* _Dataset section_:
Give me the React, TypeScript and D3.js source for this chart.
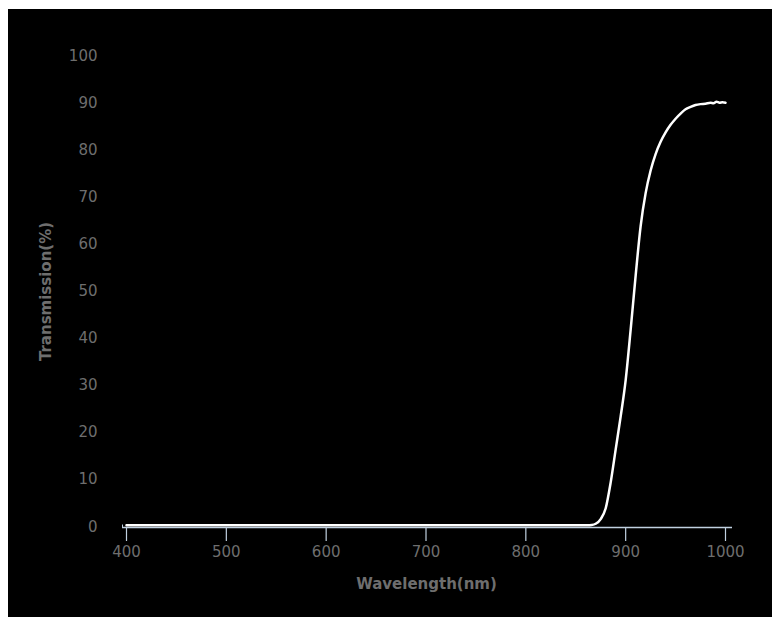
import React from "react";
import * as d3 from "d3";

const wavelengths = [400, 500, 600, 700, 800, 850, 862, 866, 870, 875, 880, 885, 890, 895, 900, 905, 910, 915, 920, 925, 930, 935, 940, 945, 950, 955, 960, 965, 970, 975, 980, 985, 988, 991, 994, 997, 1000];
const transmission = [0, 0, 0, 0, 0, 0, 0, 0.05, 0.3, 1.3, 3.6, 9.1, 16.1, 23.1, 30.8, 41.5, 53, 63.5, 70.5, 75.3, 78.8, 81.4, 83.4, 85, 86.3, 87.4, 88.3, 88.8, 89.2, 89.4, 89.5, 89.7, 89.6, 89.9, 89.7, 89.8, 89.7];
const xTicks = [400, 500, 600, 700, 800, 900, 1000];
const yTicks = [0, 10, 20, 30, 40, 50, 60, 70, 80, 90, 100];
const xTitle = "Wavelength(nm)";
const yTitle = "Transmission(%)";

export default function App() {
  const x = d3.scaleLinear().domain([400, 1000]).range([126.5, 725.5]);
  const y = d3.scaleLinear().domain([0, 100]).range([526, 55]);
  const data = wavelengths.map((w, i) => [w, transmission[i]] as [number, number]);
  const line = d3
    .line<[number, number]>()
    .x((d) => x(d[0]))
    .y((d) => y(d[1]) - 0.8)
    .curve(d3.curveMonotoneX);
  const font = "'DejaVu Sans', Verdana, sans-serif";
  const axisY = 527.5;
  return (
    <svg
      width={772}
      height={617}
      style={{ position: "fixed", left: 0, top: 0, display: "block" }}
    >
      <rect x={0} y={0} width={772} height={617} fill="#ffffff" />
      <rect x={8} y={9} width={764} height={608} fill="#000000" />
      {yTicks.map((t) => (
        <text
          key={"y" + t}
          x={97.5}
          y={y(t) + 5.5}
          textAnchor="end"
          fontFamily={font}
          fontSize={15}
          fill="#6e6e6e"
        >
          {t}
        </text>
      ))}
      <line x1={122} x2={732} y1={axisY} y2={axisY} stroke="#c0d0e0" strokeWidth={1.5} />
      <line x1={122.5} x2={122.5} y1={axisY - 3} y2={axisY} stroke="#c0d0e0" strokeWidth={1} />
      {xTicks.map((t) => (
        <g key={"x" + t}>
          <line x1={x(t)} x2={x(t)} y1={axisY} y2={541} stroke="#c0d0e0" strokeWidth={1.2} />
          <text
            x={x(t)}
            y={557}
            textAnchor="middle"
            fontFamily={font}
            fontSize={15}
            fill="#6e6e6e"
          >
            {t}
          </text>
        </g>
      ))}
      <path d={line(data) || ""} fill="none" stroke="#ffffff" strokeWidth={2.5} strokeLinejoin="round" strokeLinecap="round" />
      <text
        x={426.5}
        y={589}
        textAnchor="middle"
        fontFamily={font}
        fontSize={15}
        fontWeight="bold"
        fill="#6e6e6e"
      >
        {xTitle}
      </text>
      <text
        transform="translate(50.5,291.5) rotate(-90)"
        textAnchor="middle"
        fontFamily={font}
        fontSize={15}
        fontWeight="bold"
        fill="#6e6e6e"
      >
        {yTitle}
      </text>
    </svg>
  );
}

* _Exercise details_:
Quote, exactly and only, the lines from the first line of the data above through the line containing "import * as". The pictures do not belong in it.

* _Exercise solution_:
Give me the React, TypeScript and D3.js source for this chart.
import React from "react";
import * as d3 from "d3";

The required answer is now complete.